USAA CEO receives 47% pay increase before retiring

USAA CEO Wayne Peacock received a 47% pay jump as he retired last April, the San Antonio Express News reports.
Peacock received $14.1 million in total compensation for the four months he worked in 2025, in comparison to the $9.6 million he received in salaries and bonuses in 2024, the newspaper reports. It adds this is a 74% increase from the $8.2 million he took home in 2023.
“USAA had record performance over the last two years, and our members and employees share in that success,” a company spokesperson said in a statement to the newspaper. “This year, more than half of our members will see reduced auto insurance premiums. And sharing our success with employees and leaders ensures we have top talent to serve our members.”
Peacock held the position for five years but worked for USAA in various roles for 36 years, the newspaper says.

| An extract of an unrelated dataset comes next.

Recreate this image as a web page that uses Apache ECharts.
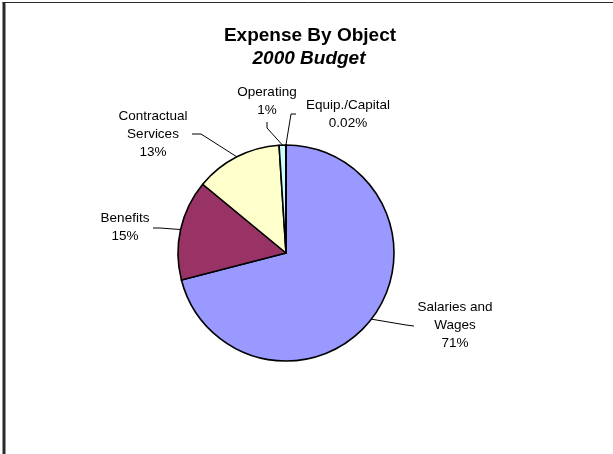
<!DOCTYPE html>
<html>
<head>
<meta charset="utf-8">
<style>
  html, body { margin: 0; padding: 0; background: #fff; }
  #chart { width: 613px; height: 454px; }
</style>
<script src="https://cdn.jsdelivr.net/npm/echarts@6/dist/echarts.min.js"></script>
</head>
<body>
<div id="chart"></div>
<script>
// Expense by object, 2000 budget (percent of total)
const categories = ['Salaries and\nWages', 'Benefits', 'Contractual\nServices', 'Operating', 'Equip./Capital'];
const percents = [71, 15, 13, 1, 0.02];
const sliceColors = ['#9999FF', '#993366', '#FFFFCC', '#CCFFFF', '#660066'];

const FONT = 'Arial, "Liberation Sans", sans-serif';
const CENTER = [286, 253];
const RADIUS = 108;

// Where each label block sits, and where its leader line ends / bends
const labelSpots = [
  { x: 455, y: 325, end: [414, 326], bend: [406, 325] },
  { x: 125, y: 227, end: [153, 228], bend: [160, 228] },
  { x: 153, y: 134.5, end: [192, 134], bend: [201, 134] },
  { x: 267, y: 101.5, end: [267, 122], bend: [267, 128] },
  { x: 348, y: 114, end: [296, 114], bend: [291, 114] }
];

const total = percents.reduce((a, b) => a + b, 0);

// point on the rim at the middle of slice i (clockwise from 12 o'clock)
function rimPoint(i) {
  let before = 0;
  for (let k = 0; k < i; k++) before += percents[k];
  const frac = (before + percents[i] / 2) / total;
  const ang = frac * 2 * Math.PI;
  return [CENTER[0] + RADIUS * Math.sin(ang), CENTER[1] - RADIUS * Math.cos(ang)];
}

const chart = echarts.init(document.getElementById('chart'), null, { renderer: 'canvas' });

chart.setOption({
  animation: false,
  backgroundColor: '#ffffff',
  graphic: [
    { type: 'rect', shape: { x: 2.5, y: 2, width: 3, height: 452 }, style: { fill: '#2a2a2a' }, silent: true },
    { type: 'line', shape: { x1: 2.5, y1: 2.5, x2: 613, y2: 2.5 }, style: { stroke: '#2a2a2a', lineWidth: 1 }, silent: true },
    { type: 'text', x: 310, y: 36,
      style: { text: 'Expense By Object', font: 'bold 19px ' + FONT, fill: '#000', textAlign: 'center', textVerticalAlign: 'middle' } },
    { type: 'text', x: 309, y: 58.5,
      style: { text: '2000 Budget', font: 'italic bold 19px ' + FONT, fill: '#000', textAlign: 'center', textVerticalAlign: 'middle' } }
  ],
  series: [{
    type: 'pie',
    center: CENTER,
    radius: RADIUS,
    startAngle: 90,
    clockwise: true,
    avoidLabelOverlap: false,
    minAngle: 0,
    itemStyle: { borderColor: '#000', borderWidth: 1.6 },
    emphasis: { disabled: true },
    label: {
      show: true,
      position: 'outside',
      fontFamily: FONT,
      fontSize: 13.5,
      lineHeight: 18,
      color: '#000',
      align: 'center',
      formatter: p => p.name + '\n' + p.value + '%'
    },
    labelLine: { show: true, length: 10, length2: 10, lineStyle: { color: '#000', width: 1 } },
    labelLayout: function (params) {
      const s = labelSpots[params.dataIndex];
      return {
        x: s.x,
        y: s.y,
        align: 'center',
        verticalAlign: 'middle',
        labelLinePoints: [rimPoint(params.dataIndex), s.bend, s.end]
      };
    },
    data: categories.map((name, i) => ({
      name: name,
      value: percents[i],
      itemStyle: { color: sliceColors[i] }
    }))
  }]
});
</script>
</body>
</html>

The financial data comes from the Nebraska Department of Insurance, which requires insurers to report executive compensation. It didn’t include whether a severance package was included in Peacock’s total compensation, the article says. It adds that his predecessor, Stuart Parker, received $6.5 million in severance payments.
The Consumer Federation of America (CFA) reported in October that property and casualty insurance CEOs’ salaries and bonuses increased by 27% in 2024.
“Executives at America’s large auto and homeowners insurance companies raked in huge salaries, bonuses, and stock options in 2024, while their customers faced another year of sizable premium hikes and increasingly widespread non-renewal notices,” CFA says. “CEOs at the nation’s ten largest insurance companies received over $134 million in total compensation in 2024 and over $391 million over the past three years.”
Auto insurance costs were 7% higher in May 2025 compared to May 2024, while industry profits increased to $169 million in 2024, an Oct. 22 press release about the report says.
“2024 was a bad year for policyholders, but another great year for insurance company shareholders and their CEOs,” said Michael DeLong, CFA’s research and advocacy associate. “Insurance companies told regulators they had to charge consumers billions more in 2024 to stay afloat, but customers were just paying the price for insurer greed and executive excess.”
The report found that Allstate had the largest auto insurance rate increase among the top 10 carriers at 12.2%. Compensation for its CEO/board chairman/president increased from $16.5 million to $26.1 million in 2024.
Liberty Mutual’s auto insurance increased by 9.9%, the second largest increase, while compensation for its chairman/CEO/president dropped from $10.3 million to $10.2 million.
Farmer’s Insurance had the third-highest increase of 9.8%, with its CEO’s compensation increasing from $3.4 million to $5.1 million.
State Farm saw the fourth-highest increase in auto insurance premiums at 8%, with its CEO/president’s compensation increasing from $3.6 million to $4.4 million
Travelers Insurance had a premium increase of 7.4%, with the chairman/CEO’s compensation increasing from $22.7 million to $23 million.
Data from the report also comes from filings made with the Nebraska Department of Insurance.